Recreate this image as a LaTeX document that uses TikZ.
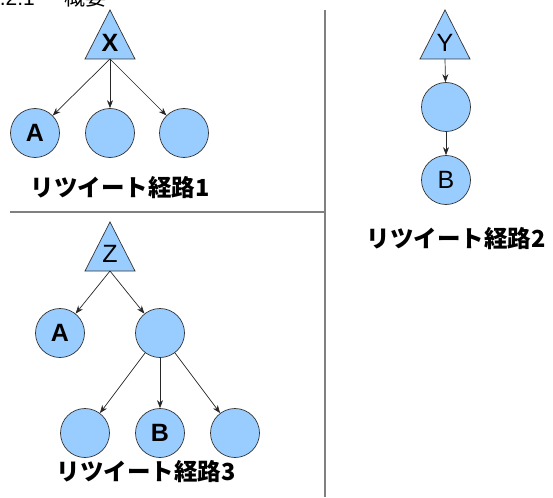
\documentclass[tikz,border=0pt]{standalone}
\usepackage{fontspec}
\setmainfont{Liberation Sans}
\newfontfamily\jp{Noto Sans CJK JP}
\usetikzlibrary{arrows.meta}
\definecolor{nodeblue}{HTML}{99CCFF}
\definecolor{divgray}{HTML}{808080}
\begin{document}
\begin{tikzpicture}[x=1pt,y=-1pt,
  circ/.style={circle,draw=black!80,fill=nodeblue,line width=0.7pt,minimum size=49pt,inner sep=0pt,font=\fontsize{25}{25}\selectfont},
  tri/.style={draw=black!80,fill=nodeblue,line width=0.7pt},
  lbl/.style={inner sep=0pt,font=\fontsize{25}{25}\selectfont},
  blbl/.style={inner sep=0pt,font=\bfseries\fontsize{25}{25}\selectfont},
  edge/.style={-{Stealth[length=8pt,width=6pt]},line width=0.7pt,black!85},
  divider/.style={divgray,line width=1.5pt},
  caption/.style={inner sep=0pt,font=\jp\bfseries\fontsize{23.5}{23.5}\selectfont},
  heading/.style={inner sep=0pt,anchor=base west,font=\fontsize{21}{21}\selectfont},
]
\useasboundingbox (0,0) rectangle (553,497);
\clip (0,0) rectangle (553,497);
% heading (cut off at the top)
\node[heading] (h1) at (-12,5.5) {5.2.1};
\node[heading,font=\jp\fontsize{21}{21}\selectfont] (h2) at (64,5.5) {概要};
% dividers
\draw[divider] (325,10) -- (325,497);
\draw[divider] (10,212) -- (325,212);
% ---- tree 1
\draw[tri] (110,10) -- (135,59) -- (85,59) -- cycle;
\coordinate (X) at (110,59);
\node[blbl] (xl) at (110,43) {X};
\node[circ] (t1a) at (35,133) {\bfseries A};
\node[circ] (t1b) at (110,133) {};
\node[circ] (t1c) at (184,133) {};
\draw[edge] (X) -- (t1a);
\draw[edge] (X) -- (t1b);
\draw[edge] (X) -- (t1c);
\node[caption] (c1) at (120,188) {リツイート経路1};
% ---- tree 2
\draw[tri] (445,10) -- (470,59) -- (420,59) -- cycle;
\coordinate (Y) at (445,59);
\node[lbl] (yl) at (445,43) {Y};
\node[circ] (t2a) at (446,107) {};
\node[circ] (t2b) at (446,180) {B};
\draw[edge] (Y) -- (t2a);
\draw[edge] (t2a) -- (t2b);
\node[caption] (c2) at (456,239) {リツイート経路2};
% ---- tree 3
\draw[tri] (110,222) -- (135,271) -- (85,271) -- cycle;
\coordinate (Z) at (110,271);
\node[lbl] (zl) at (110,254) {Z};
\node[circ] (t3a) at (60,333) {\bfseries A};
\node[circ] (t3b) at (160,333) {};
\draw[edge] (Z) -- (t3a);
\draw[edge] (Z) -- (t3b);
\node[circ] (t3c) at (85,433) {};
\node[circ] (t3d) at (160,433) {\bfseries B};
\node[circ] (t3e) at (235,433) {};
\draw[edge] (t3b) -- (t3c);
\draw[edge] (t3b) -- (t3d);
\draw[edge] (t3b) -- (t3e);
\node[caption] (c3) at (146,472) {リツイート経路3};
\end{tikzpicture}
\end{document}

- Objective
Give every line above again exactly, with no pictures.

- Answer to this exercise
Recreate this image as a LaTeX document that uses TikZ.
\documentclass[tikz,border=0pt]{standalone}
\usepackage{fontspec}
\setmainfont{Liberation Sans}
\newfontfamily\jp{Noto Sans CJK JP}
\usetikzlibrary{arrows.meta}
\definecolor{nodeblue}{HTML}{99CCFF}
\definecolor{divgray}{HTML}{808080}
\begin{document}
\begin{tikzpicture}[x=1pt,y=-1pt,
  circ/.style={circle,draw=black!80,fill=nodeblue,line width=0.7pt,minimum size=49pt,inner sep=0pt,font=\fontsize{25}{25}\selectfont},
  tri/.style={draw=black!80,fill=nodeblue,line width=0.7pt},
  lbl/.style={inner sep=0pt,font=\fontsize{25}{25}\selectfont},
  blbl/.style={inner sep=0pt,font=\bfseries\fontsize{25}{25}\selectfont},
  edge/.style={-{Stealth[length=8pt,width=6pt]},line width=0.7pt,black!85},
  divider/.style={divgray,line width=1.5pt},
  caption/.style={inner sep=0pt,font=\jp\bfseries\fontsize{23.5}{23.5}\selectfont},
  heading/.style={inner sep=0pt,anchor=base west,font=\fontsize{21}{21}\selectfont},
]
\useasboundingbox (0,0) rectangle (553,497);
\clip (0,0) rectangle (553,497);
% heading (cut off at the top)
\node[heading] (h1) at (-12,5.5) {5.2.1};
\node[heading,font=\jp\fontsize{21}{21}\selectfont] (h2) at (64,5.5) {概要};
% dividers
\draw[divider] (325,10) -- (325,497);
\draw[divider] (10,212) -- (325,212);
% ---- tree 1
\draw[tri] (110,10) -- (135,59) -- (85,59) -- cycle;
\coordinate (X) at (110,59);
\node[blbl] (xl) at (110,43) {X};
\node[circ] (t1a) at (35,133) {\bfseries A};
\node[circ] (t1b) at (110,133) {};
\node[circ] (t1c) at (184,133) {};
\draw[edge] (X) -- (t1a);
\draw[edge] (X) -- (t1b);
\draw[edge] (X) -- (t1c);
\node[caption] (c1) at (120,188) {リツイート経路1};
% ---- tree 2
\draw[tri] (445,10) -- (470,59) -- (420,59) -- cycle;
\coordinate (Y) at (445,59);
\node[lbl] (yl) at (445,43) {Y};
\node[circ] (t2a) at (446,107) {};
\node[circ] (t2b) at (446,180) {B};
\draw[edge] (Y) -- (t2a);
\draw[edge] (t2a) -- (t2b);
\node[caption] (c2) at (456,239) {リツイート経路2};
% ---- tree 3
\draw[tri] (110,222) -- (135,271) -- (85,271) -- cycle;
\coordinate (Z) at (110,271);
\node[lbl] (zl) at (110,254) {Z};
\node[circ] (t3a) at (60,333) {\bfseries A};
\node[circ] (t3b) at (160,333) {};
\draw[edge] (Z) -- (t3a);
\draw[edge] (Z) -- (t3b);
\node[circ] (t3c) at (85,433) {};
\node[circ] (t3d) at (160,433) {\bfseries B};
\node[circ] (t3e) at (235,433) {};
\draw[edge] (t3b) -- (t3c);
\draw[edge] (t3b) -- (t3d);
\draw[edge] (t3b) -- (t3e);
\node[caption] (c3) at (146,472) {リツイート経路3};
\end{tikzpicture}
\end{document}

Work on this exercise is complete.